■ What you have to do
Check each line of the listing for the word "chart" and report how many lines contain it, giving nothing but the number.

----

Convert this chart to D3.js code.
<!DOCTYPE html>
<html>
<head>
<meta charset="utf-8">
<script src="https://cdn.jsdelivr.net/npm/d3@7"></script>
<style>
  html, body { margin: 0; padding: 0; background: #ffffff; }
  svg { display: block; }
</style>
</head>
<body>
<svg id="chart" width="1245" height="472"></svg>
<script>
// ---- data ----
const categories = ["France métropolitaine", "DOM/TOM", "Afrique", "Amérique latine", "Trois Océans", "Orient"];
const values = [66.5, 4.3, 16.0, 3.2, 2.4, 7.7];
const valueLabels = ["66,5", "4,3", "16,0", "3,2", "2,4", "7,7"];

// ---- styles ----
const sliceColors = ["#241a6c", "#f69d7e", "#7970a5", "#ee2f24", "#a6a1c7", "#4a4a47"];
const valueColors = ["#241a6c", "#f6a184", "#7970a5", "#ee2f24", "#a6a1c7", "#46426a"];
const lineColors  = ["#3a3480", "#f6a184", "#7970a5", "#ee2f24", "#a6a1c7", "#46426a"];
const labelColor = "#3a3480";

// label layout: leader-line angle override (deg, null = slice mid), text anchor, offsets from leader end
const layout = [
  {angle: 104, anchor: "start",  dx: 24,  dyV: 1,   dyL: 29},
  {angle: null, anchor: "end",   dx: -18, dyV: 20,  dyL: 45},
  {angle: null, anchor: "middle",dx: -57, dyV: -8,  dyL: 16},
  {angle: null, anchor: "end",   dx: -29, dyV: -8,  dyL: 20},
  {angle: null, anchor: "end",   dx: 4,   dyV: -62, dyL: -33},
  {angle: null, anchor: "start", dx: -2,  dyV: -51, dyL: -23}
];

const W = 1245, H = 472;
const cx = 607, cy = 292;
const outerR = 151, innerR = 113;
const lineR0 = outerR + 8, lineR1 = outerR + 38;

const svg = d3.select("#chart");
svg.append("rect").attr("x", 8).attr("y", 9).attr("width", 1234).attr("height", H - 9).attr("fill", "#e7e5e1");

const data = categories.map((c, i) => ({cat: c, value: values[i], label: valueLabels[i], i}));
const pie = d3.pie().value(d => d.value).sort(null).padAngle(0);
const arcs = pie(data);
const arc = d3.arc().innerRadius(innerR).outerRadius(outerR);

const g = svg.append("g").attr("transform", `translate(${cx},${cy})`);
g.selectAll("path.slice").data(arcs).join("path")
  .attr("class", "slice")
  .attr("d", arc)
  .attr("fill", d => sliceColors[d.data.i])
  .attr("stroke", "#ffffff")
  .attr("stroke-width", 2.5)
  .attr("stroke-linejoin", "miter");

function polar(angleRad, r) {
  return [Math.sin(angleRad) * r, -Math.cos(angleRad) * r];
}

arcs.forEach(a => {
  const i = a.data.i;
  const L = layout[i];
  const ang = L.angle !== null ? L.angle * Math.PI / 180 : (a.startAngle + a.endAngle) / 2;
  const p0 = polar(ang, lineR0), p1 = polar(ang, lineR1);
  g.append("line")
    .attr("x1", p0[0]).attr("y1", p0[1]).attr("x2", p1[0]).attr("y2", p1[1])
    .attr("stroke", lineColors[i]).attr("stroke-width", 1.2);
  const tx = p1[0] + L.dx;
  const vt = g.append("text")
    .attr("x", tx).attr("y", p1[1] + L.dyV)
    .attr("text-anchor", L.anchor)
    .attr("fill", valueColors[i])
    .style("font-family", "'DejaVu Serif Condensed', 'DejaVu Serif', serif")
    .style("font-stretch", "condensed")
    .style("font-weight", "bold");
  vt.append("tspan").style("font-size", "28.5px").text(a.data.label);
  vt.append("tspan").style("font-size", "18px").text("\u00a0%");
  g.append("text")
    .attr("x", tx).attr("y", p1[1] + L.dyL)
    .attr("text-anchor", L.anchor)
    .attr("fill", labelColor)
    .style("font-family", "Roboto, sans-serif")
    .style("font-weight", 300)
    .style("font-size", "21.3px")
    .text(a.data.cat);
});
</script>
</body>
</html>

----

■ Answer to the task
3